The state pension is guaranteed for life. So too are final salary pensions. It is the responsibility of the government or your employer to ensure there are sufficient monies to cover paying your pension until you die.
These types of pensions are not very flexible; however, the retirement benefits are extremely valuable. Unfortunately, the increasing cost associated with running these pensions has meant they have become something of a rarity in the private sector. They are, however, still available for workers in the public sectors – civil servants, NHS workers, the police, and teachers.
If your pension is a defined contributions scheme, you can leave your retirement savings untouched and allow them to hopefully grow further; purchase a guaranteed income with an annuity or go for income drawdown. The choice is yours.
However, if you choose to go down the drawdown route, there is always the possibility that your pot will run out, so the answer to the question of how much is a good pension does rather depend on how much you are going to draw down or take out.
Most of this article has concentrated on retiring at 55, but what is a good pension pot at 60 years of age? Let’s take a look.
Retiring at 55 may be beyond your financial means if you want to enjoy a comfortable retirement. But 60 may be feasible as it allows another 5-years during which you and your employer to continue making contributions.
The general rule of thumb within the pension industry is that you should plan for between 20 and 25 times your annual retirement expenditure. So, if you plan on spending £20,000 per annum retirement, the answer to what is a good pension pot looks like this:
- £20,000 x 20 years = £400,000, or
- £20,000 x 25 years = £500,000
The big question, though, is how long you expect your retirement to last. Remember, the average life expectancy is 81.
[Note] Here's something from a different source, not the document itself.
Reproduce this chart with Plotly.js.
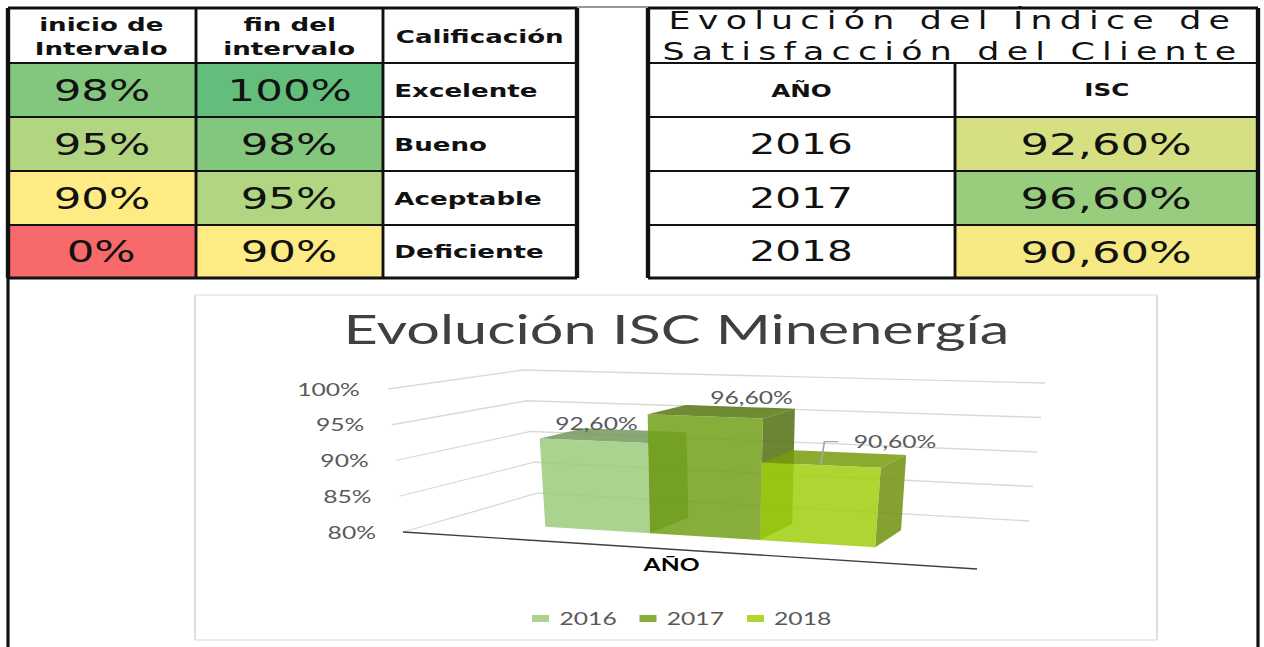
<!DOCTYPE html>
<html><head><meta charset="utf-8">
<script src="https://cdn.plot.ly/plotly-3.0.1.min.js"></script>
<style>
html,body{margin:0;padding:0;background:#fff;overflow:hidden;}
#wrap{width:1264px;height:647px;overflow:hidden;}
#chart{width:872px;height:647px;transform:scaleX(1.449541);transform-origin:0 0;}
</style></head>
<body><div id="wrap"><div id="chart"></div></div>
<script>
// ---------------- data ----------------
const intervalStart = [98, 95, 90, 0];
const intervalEnd = [100, 98, 95, 90];
const ratings = ['Excelente', 'Bueno', 'Aceptable', 'Deficiente'];
const leftHeaders = [['inicio de', 'Intervalo'], ['fin del', 'intervalo'], ['Calificación']];
const rightTitle = ['Evolución del Índice de', 'Satisfacción del Cliente'];
const rightHeaders = ['AÑO', 'ISC'];
const years = ['2016', '2017', '2018'];
const isc = [92.6, 96.6, 90.6];
const yTicks = [80, 85, 90, 95, 100];
const chartTitle = 'Evolución ISC Minenergía';
const categoryLabel = 'AÑO';

// ---------------- styles / layout config ----------------
const scaleStops = [[0, [248, 105, 107]], [90, [255, 235, 132]], [100, [99, 190, 123]]];
const seriesRGB = [[155, 203, 123], [114, 160, 23], [160, 207, 15]];
const faceAlpha = 0.85, topShade = 0.75, sideShade = 0.7;
const LT = {x: [8, 196, 383, 577], y: [8, 63, 117, 171, 225, 278]};
const RT = {x: [648, 955, 1258], y: [8, 63, 117, 171, 225, 278]};
const G = {FLb: [403, 532], FLt: [388, 389], FRb: [977, 569], FRt: [995, 409],
           BLb: [538, 493], BLt: [523, 370], BRb: [1029, 521], BRt: [1045, 383]};
const gapLeft = 0.205, barW = 0.2, dFront = 0.3, dBack = 0.67, warpK = 0.12;
const labelOffsets = [[-38, -7], [12, -9], [46, -11]];
const leaderFor = [false, false, true];
const TF = 'DejaVu Sans, Verdana, sans-serif';
const CF = 'Lato, Carlito, Calibri, sans-serif';

function colorScale(v) {
  for (let i = 0; i < scaleStops.length - 1; i++) {
    const [v0, c0] = scaleStops[i], [v1, c1] = scaleStops[i + 1];
    if (v <= v1) {
      const t = (v - v0) / (v1 - v0);
      return 'rgb(' + c0.map((c, k) => Math.round(c + (c1[k] - c) * t)).join(',') + ')';
    }
  }
  return 'rgb(' + scaleStops[scaleStops.length - 1][1].join(',') + ')';
}
const rgba = (c, f, a) => 'rgba(' + c.map(v => Math.round(v * f)).join(',') + ',' + a + ')';
const onWhite = (c, a) => 'rgb(' + c.map(v => Math.round(v * a + 255 * (1 - a))).join(',') + ')';
const pctComma = v => v.toFixed(2).replace('.', ',') + '%';

const shapes = [], ann = [], traces = [];
function rect(x0, y0, x1, y1, fill, line, layer) {
  shapes.push({type: 'rect', xref: 'x', yref: 'y', x0, y0, x1, y1, fillcolor: fill,
               line: line || {width: 0}, layer: layer || 'below'});
}
function seg(x0, y0, x1, y1, w, c) {
  shapes.push({type: 'line', xref: 'x', yref: 'y', x0, y0, x1, y1, line: {width: w, color: c}, layer: 'above'});
}
function text(x, y, t, font, xa) {
  ann.push({x, y, xref: 'x', yref: 'y', text: t, showarrow: false, font, xanchor: xa || 'center', yanchor: 'middle'});
}

// ---------------- left table ----------------
const hdrFont = {family: TF, size: 18, color: '#111', weight: 'bold'};
leftHeaders.forEach((lines, j) => {
  const xc = (LT.x[j] + LT.x[j + 1]) / 2, yc = (LT.y[0] + LT.y[1]) / 2;
  if (lines.length === 2) { text(xc, yc - 11.5, lines[0], hdrFont); text(xc, yc + 12.5, lines[1], hdrFont); }
  else text(xc, yc + 1, lines[0], hdrFont);
});
ratings.forEach((r, i) => {
  const y0 = LT.y[i + 1], y1 = LT.y[i + 2], yc = (y0 + y1) / 2;
  rect(LT.x[0], y0, LT.x[1], y1, colorScale(intervalStart[i]));
  rect(LT.x[1], y0, LT.x[2], y1, colorScale(intervalEnd[i]));
  text((LT.x[0] + LT.x[1]) / 2, yc, intervalStart[i] + '%', {family: TF, size: 30, color: '#111'});
  text((LT.x[1] + LT.x[2]) / 2, yc, intervalEnd[i] + '%', {family: TF, size: 30, color: '#111'});
  text(LT.x[2] + 8, yc, r, {family: TF, size: 18, color: '#111', weight: 'bold'}, 'left');
});
LT.x.forEach((x, k) => seg(x, LT.y[0], x, LT.y[LT.y.length - 1], (k === 0 || k === LT.x.length - 1) ? 3 : 2, '#111'));
LT.y.forEach((y, k) => seg(LT.x[0], y, LT.x[LT.x.length - 1], y, (k === 0 || k === LT.y.length - 1) ? 3 : 2, '#111'));

// ---------------- right table ----------------
text((RT.x[0] + RT.x[2]) / 2, (RT.y[0] + RT.y[1]) / 2,
  rightTitle.map(t => '<span style="letter-spacing:5px">' + t + '</span>').join('<br>'),
  {family: TF, size: 24, color: '#111'});
rightHeaders.forEach((h, j) => text((RT.x[j] + RT.x[j + 1]) / 2, (RT.y[1] + RT.y[2]) / 2, h,
  {family: TF, size: 17, color: '#111', weight: 'bold'}));
years.forEach((yr, i) => {
  const y0 = RT.y[i + 2], y1 = RT.y[i + 3], yc = (y0 + y1) / 2;
  rect(RT.x[1], y0, RT.x[2], y1, colorScale(isc[i]));
  text((RT.x[0] + RT.x[1]) / 2, yc, yr, {family: TF, size: 28, color: '#111'});
  text((RT.x[1] + RT.x[2]) / 2, yc, pctComma(isc[i]), {family: TF, size: 31, color: '#111'});
});
[RT.x[0], RT.x[2]].forEach(x => seg(x, RT.y[0], x, RT.y[RT.y.length - 1], 3, '#111'));
seg(RT.x[1], RT.y[1], RT.x[1], RT.y[RT.y.length - 1], 2, '#111');
RT.y.forEach((y, k) => seg(RT.x[0], y, RT.x[2], y, (k === 0 || k === RT.y.length - 1) ? 3 : 2, '#111'));

// outer frame
seg(LT.x[0], LT.y[5], LT.x[0], 647, 2.2, '#111');
seg(RT.x[2], RT.y[5], RT.x[2], 647, 2.2, '#111');
seg(LT.x[3], 7, RT.x[0], 7, 1.2, '#333');

// ---------------- 3D column chart ----------------
rect(195, 295, 1157, 640, '#ffffff', {width: 1.2, color: '#d9d9d9'}, 'below');
const vMin = yTicks[0], vMax = yTicks[yTicks.length - 1];
const lerp = (a, b, t) => [a[0] + (b[0] - a[0]) * t, a[1] + (b[1] - a[1]) * t];
function proj(u, d, val) {
  const v = (val - vMin) / (vMax - vMin);
  const b = lerp(lerp(G.FLb, G.FRb, u), lerp(G.BLb, G.BRb, u), d);
  const t = lerp(lerp(G.FLt, G.FRt, u), lerp(G.BLt, G.BRt, u), d);
  return lerp(b, t, v);
}
const warp = u => u + warpK * u * (u - 1);

// gridlines (left wall + back wall)
yTicks.forEach(t => {
  const pts = [proj(0, 0, t), proj(0, 1, t), proj(1, 1, t)];
  traces.push({x: pts.map(p => p[0]), y: pts.map(p => p[1]), mode: 'lines', hoverinfo: 'skip',
               line: {color: '#d9d9d9', width: 1.3}});
  const p0 = proj(0, 0, t);
  text(p0[0] - 25, p0[1], t + '%', {family: CF, size: 17, color: '#595959'}, 'right');
});

function face(pts, color) {
  const xs = pts.map(p => p[0]), ys = pts.map(p => p[1]);
  xs.push(xs[0]); ys.push(ys[0]);
  traces.push({x: xs, y: ys, mode: 'lines', fill: 'toself', fillcolor: color, hoverinfo: 'skip',
               line: {width: 0, color: 'rgba(0,0,0,0)'}});
}
isc.forEach((val, i) => {
  const u0 = warp(gapLeft + i * barW), u1 = warp(gapLeft + (i + 1) * barW);
  const c = seriesRGB[i];
  face([proj(u0, dFront, val), proj(u1, dFront, val), proj(u1, dBack, val), proj(u0, dBack, val)], rgba(c, topShade, faceAlpha));
  face([proj(u1, dFront, vMin), proj(u1, dBack, vMin), proj(u1, dBack, val), proj(u1, dFront, val)], rgba(c, sideShade, faceAlpha));
  face([proj(u0, dFront, vMin), proj(u1, dFront, vMin), proj(u1, dFront, val), proj(u0, dFront, val)], rgba(c, 1, faceAlpha));
});
// front floor edge (category axis)
{
  const a = proj(0, 0, vMin), b = proj(1, 0, vMin);
  traces.push({x: [a[0], b[0]], y: [a[1], b[1]], mode: 'lines', hoverinfo: 'skip', line: {color: '#404040', width: 1.4}});
  const m = proj(0.5, 0, vMin);
  text(m[0] - 19, m[1] + 14, categoryLabel, {family: CF, size: 17, color: '#000', weight: 'bold'});
}
// data labels
isc.forEach((val, i) => {
  const um = warp(gapLeft + (i + 0.5) * barW);
  const p = proj(um, dBack, val);
  const lx = p[0] + labelOffsets[i][0], ly = p[1] + labelOffsets[i][1];
  text(lx, ly, pctComma(val), {family: CF, size: 17, color: '#595959'});
  if (leaderFor[i]) {
    const a = proj(um, dFront, val);
    const end = [lx - 57, ly], elbow = [lx - 71, ly];
    traces.push({x: [a[0], elbow[0], end[0]], y: [a[1], elbow[1], end[1]], mode: 'lines', hoverinfo: 'skip',
                 line: {color: '#a6a6a6', width: 1.2}});
  }
});
// title
text(676, 328, chartTitle, {family: CF, size: 41, color: '#404040'});
// legend
years.forEach((yr, i) => {
  const sl = 532 + i * 107.5;
  rect(sl, 615, sl + 17, 622, onWhite(seriesRGB[i], faceAlpha), {width: 0}, 'above');
  text(sl + 24, 618.5, yr, {family: CF, size: 17, color: '#595959'}, 'left');
});

const layout = {
  width: 872, height: 647, autosize: false, margin: {l: 0, r: 0, t: 0, b: 0, pad: 0},
  xaxis: {range: [0, 1264], visible: false, fixedrange: true},
  yaxis: {range: [647, 0], visible: false, fixedrange: true},
  showlegend: false, paper_bgcolor: '#ffffff', plot_bgcolor: '#ffffff',
  shapes: shapes, annotations: ann
};
Plotly.newPlot('chart', traces, layout, {staticPlot: true, displayModeBar: false});
</script>
</body></html>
Getting professional advice
Most private pensions will allow you to access the funds when you reach 55. You can usually withdraw 25% tax-free. Obviously, the more to take out, the less will be left, and if that remainder is earning interest, the less interest it will make. You could decide to take out an annuity, but many people are put off by how little they are guaranteed in terms of regular retirement income.
This is when getting the right professional advice can be invaluable. A wealth management specialist will be able to tell you what is a good pension pot, and whether or not your fund lives up to your expectations. If not, they will be able to advise you on the best steps to take. Your options could include:
- Increasing the size of your pension contributions
- Reevaluating your planned age of retirement
- Reducing your planned expenditure
- Looking for a better return on your investments.
The key thing to bear in mind is that drawing down funds from your pension pot is risky. Once the money has gone, you are not likely to be in a position to replace it, and this is where a lot of people go wrong.
Now is the time to act
If you are still some years away from retirement, now is the time to review your pension pot situation. You still have time to modify your plans and make the right investment decisions. If the answer to what is a good pension pot at 55 doesn’t cut the mustard, you still have a few years left to ring the changes.
Don’t take any chances. The closer you get to retirement age, the less manoeuvrability you have. If you need to take professional advice, please do so.
What is a good UK pension income?
A good UK pension pot for a comfortable retirement starts from £19,000 per annum. However, a pension pot of £30,000 to £47,000 per annum is required if you want a more lavish retirement lifestyle.
Can I retire at 60 with 500k in the UK?
Yes, you can retire at 60 with 500K in the UK. However, it depends on the kind of monthly income you want in retirement because your lifestyle and individual circumstances will impact your quality of life. If you are a frugal spender, a 500K pension pot will go a long way, and you can have a comfortable retirement.
How much do I need in my pension to retire at 55 in the UK?
You can access your pension at age 55, but you need to save up more because you are retiring early. If you wish to retire at the age of 55, you need to start saving early, and you will need at least a £500,000 to £650,000 pension pot.